Representation needs to be personal to have any value.  If I can walk into Rep. Peter DeFazio’s office and Chris at the desk says ‘hello Doc’, then I feel like I am being heard.  In realistic terms, though I am represented at the county commissioner level.  I can walk in and talk to Doug, Joe or Susan and we all respect the common history we have developed. 

I took the time to attend meetings and provide service.  There was the solid waste advisory committee, followed by the BLM Resources Allocation Committee, the watershed council, the Regional Network, the Clean Air Coalition – I have served my time.  I always resented the fact that the people at the table were all paid to be there and seemed to serve at the liege of the bureaucrats.  Sometimes, the commissioners were part of the committee, one vote amongst a few.

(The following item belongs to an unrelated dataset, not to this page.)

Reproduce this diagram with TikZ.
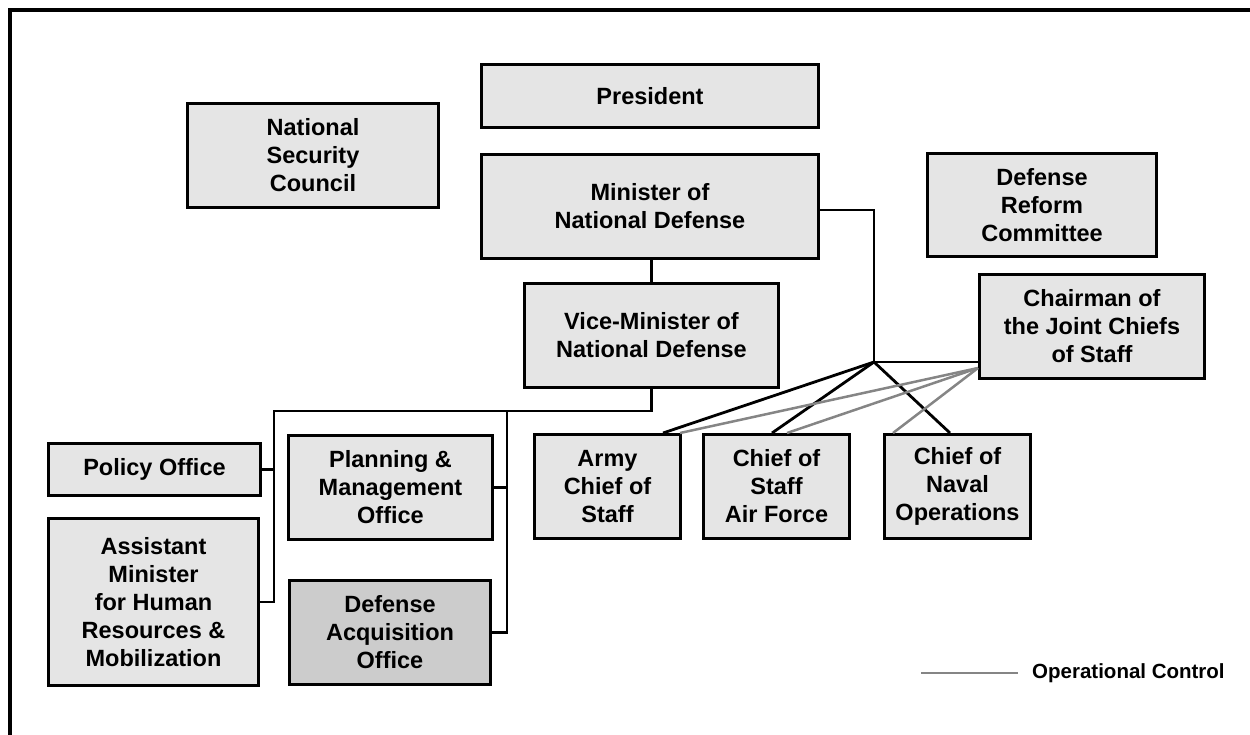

The Umpqua Basin Watershed Council worked out that consensus minus one worked best for our diverse group.  If there was a single exception to a motion, then we were not in consensus and the decision could not be made.  The board member alone in objecting had until the next meeting to garner the support of one other member of the group to stop the action on a permanent basis.

Every interest group had a representation on the committee.  When the local tribes finally decided to join us at the table, they were given a seat and the committee expanded.  Majority rules can never be used to overwhelm the participants by brute force.  People knew their stuff and the group had money to spend on fish passage issues through both public and private land.

I have issue with ‘public’ land.  Other than forts and post offices, government is constitutionally prohibited from owning land.  The current move to restrict access to the land in the public domain is a tragedy of the commons in another form.  Local control is necessary and that circulates us back to representation.

I expect every local area to set their form of governance.  I expect the ability to travel between places will be curtailed in such a way that isolation becomes a weigh of western rural life.  There can be exchange through many different forms – my personal preference is the Mondragon cooperative model, with modification of the mechanisms to be more biomimetic.